All lines from the beginning of the listing through the line with "return 1 - y / H" are to be copied word for word; the pictures are not.

══════

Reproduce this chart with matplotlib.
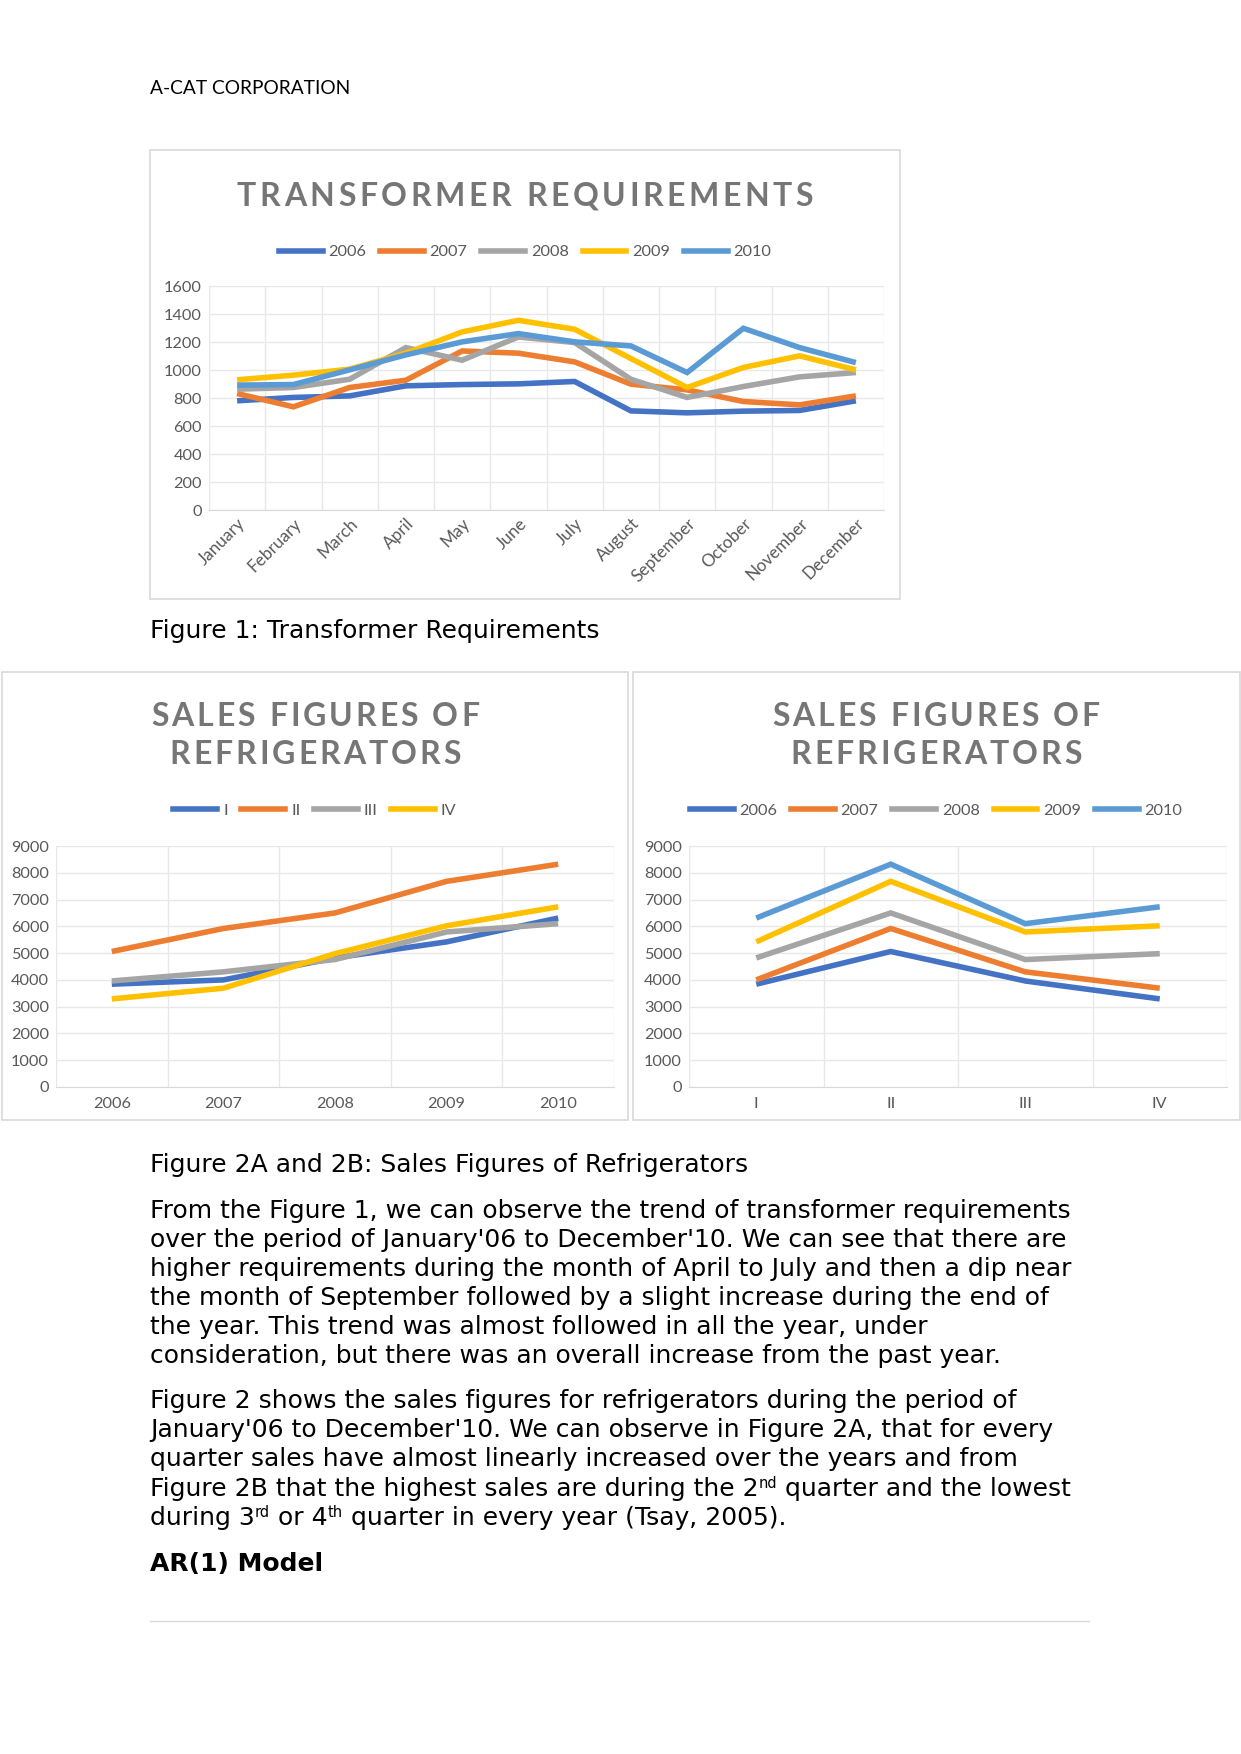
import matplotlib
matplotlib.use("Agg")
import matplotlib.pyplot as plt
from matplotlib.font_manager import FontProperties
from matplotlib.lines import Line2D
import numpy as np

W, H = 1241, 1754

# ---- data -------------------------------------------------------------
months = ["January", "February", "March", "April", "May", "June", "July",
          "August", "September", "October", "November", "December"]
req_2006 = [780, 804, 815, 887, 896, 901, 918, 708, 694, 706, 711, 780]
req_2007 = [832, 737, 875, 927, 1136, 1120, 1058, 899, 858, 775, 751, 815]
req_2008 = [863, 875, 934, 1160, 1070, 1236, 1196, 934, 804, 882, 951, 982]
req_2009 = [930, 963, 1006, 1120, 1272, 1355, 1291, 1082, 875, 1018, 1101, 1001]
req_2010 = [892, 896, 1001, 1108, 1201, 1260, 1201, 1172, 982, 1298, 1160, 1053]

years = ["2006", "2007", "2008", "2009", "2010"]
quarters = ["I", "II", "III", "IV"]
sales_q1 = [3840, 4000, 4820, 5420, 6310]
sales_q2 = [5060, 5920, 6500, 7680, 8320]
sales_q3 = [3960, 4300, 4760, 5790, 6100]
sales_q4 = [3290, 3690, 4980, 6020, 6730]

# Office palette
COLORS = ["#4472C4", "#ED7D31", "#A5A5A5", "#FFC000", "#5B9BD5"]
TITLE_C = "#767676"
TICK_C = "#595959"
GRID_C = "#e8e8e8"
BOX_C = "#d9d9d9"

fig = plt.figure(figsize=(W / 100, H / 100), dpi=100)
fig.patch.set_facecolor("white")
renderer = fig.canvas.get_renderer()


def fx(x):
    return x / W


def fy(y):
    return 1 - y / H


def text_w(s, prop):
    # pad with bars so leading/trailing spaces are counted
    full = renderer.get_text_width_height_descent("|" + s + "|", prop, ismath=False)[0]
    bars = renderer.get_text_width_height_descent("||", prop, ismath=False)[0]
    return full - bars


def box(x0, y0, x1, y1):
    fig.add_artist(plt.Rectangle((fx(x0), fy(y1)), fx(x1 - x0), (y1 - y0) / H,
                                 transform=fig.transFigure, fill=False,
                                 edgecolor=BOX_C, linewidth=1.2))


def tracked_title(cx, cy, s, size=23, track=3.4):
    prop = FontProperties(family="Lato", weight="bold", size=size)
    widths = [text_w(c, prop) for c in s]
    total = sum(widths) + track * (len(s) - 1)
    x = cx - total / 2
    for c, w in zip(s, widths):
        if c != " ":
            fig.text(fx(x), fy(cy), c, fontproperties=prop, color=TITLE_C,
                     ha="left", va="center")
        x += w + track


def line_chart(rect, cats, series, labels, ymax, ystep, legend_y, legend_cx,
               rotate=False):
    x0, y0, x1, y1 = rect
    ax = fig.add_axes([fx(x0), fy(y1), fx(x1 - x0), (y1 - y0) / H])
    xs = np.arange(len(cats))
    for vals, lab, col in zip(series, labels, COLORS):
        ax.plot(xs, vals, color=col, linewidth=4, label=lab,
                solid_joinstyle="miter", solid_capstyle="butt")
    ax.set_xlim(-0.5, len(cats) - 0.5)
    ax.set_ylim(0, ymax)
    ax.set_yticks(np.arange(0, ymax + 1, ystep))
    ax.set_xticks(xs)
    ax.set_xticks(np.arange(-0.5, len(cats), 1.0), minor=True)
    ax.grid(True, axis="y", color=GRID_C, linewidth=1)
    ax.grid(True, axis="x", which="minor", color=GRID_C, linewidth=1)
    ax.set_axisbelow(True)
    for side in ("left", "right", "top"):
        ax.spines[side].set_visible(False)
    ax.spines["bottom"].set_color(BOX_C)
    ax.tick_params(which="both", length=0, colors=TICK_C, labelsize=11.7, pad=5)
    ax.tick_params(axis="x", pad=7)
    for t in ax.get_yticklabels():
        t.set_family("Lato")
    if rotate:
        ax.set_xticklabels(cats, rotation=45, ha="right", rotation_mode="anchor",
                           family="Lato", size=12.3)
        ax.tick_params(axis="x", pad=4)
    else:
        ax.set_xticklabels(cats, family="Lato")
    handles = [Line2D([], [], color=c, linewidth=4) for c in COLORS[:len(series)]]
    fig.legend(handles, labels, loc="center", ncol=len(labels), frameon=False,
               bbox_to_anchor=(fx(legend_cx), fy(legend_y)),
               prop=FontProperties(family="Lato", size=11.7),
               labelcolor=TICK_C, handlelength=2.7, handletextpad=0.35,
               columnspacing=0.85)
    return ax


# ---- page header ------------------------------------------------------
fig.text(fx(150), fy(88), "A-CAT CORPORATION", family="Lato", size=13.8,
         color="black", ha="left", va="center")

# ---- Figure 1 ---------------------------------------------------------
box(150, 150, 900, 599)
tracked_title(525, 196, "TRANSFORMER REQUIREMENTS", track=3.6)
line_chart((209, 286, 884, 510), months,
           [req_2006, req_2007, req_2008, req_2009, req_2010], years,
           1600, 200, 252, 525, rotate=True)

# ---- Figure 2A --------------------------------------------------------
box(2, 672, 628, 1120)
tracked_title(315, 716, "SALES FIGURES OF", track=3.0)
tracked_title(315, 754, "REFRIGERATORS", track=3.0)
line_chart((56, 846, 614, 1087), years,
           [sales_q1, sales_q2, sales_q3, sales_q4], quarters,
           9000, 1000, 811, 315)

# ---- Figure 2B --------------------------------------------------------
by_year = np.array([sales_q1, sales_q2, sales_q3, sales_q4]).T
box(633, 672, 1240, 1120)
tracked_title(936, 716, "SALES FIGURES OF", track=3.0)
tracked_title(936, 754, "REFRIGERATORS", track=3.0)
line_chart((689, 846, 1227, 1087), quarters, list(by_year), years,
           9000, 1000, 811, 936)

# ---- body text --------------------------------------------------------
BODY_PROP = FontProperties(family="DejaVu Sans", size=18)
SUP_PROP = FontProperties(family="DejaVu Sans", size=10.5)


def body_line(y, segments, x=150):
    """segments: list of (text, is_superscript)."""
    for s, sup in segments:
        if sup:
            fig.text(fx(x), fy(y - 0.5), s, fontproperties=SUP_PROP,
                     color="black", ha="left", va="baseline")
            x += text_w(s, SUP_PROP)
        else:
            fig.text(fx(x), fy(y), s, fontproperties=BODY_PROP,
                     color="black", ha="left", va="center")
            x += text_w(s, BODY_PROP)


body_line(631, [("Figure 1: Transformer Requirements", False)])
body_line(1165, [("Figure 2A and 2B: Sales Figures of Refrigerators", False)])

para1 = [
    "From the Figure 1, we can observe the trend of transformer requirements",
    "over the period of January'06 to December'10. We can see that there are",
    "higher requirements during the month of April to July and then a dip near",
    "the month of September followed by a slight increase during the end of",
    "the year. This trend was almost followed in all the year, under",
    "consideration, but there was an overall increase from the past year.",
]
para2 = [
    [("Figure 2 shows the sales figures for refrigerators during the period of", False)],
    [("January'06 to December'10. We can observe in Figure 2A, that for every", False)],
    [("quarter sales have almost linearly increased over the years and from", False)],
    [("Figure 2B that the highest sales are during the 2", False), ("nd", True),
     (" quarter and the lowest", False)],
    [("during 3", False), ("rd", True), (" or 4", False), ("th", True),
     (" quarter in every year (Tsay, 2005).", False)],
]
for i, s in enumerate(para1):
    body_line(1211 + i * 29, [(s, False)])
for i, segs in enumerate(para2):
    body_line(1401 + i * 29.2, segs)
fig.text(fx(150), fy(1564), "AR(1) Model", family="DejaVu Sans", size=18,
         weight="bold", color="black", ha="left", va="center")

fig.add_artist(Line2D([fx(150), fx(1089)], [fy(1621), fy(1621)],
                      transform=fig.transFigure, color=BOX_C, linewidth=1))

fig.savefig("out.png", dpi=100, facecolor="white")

══════

* Result *
Reproduce this chart with matplotlib.
import matplotlib
matplotlib.use("Agg")
import matplotlib.pyplot as plt
from matplotlib.font_manager import FontProperties
from matplotlib.lines import Line2D
import numpy as np

W, H = 1241, 1754

# ---- data -------------------------------------------------------------
months = ["January", "February", "March", "April", "May", "June", "July",
          "August", "September", "October", "November", "December"]
req_2006 = [780, 804, 815, 887, 896, 901, 918, 708, 694, 706, 711, 780]
req_2007 = [832, 737, 875, 927, 1136, 1120, 1058, 899, 858, 775, 751, 815]
req_2008 = [863, 875, 934, 1160, 1070, 1236, 1196, 934, 804, 882, 951, 982]
req_2009 = [930, 963, 1006, 1120, 1272, 1355, 1291, 1082, 875, 1018, 1101, 1001]
req_2010 = [892, 896, 1001, 1108, 1201, 1260, 1201, 1172, 982, 1298, 1160, 1053]

years = ["2006", "2007", "2008", "2009", "2010"]
quarters = ["I", "II", "III", "IV"]
sales_q1 = [3840, 4000, 4820, 5420, 6310]
sales_q2 = [5060, 5920, 6500, 7680, 8320]
sales_q3 = [3960, 4300, 4760, 5790, 6100]
sales_q4 = [3290, 3690, 4980, 6020, 6730]

# Office palette
COLORS = ["#4472C4", "#ED7D31", "#A5A5A5", "#FFC000", "#5B9BD5"]
TITLE_C = "#767676"
TICK_C = "#595959"
GRID_C = "#e8e8e8"
BOX_C = "#d9d9d9"

fig = plt.figure(figsize=(W / 100, H / 100), dpi=100)
fig.patch.set_facecolor("white")
renderer = fig.canvas.get_renderer()


def fx(x):
    return x / W


def fy(y):
    return 1 - y / H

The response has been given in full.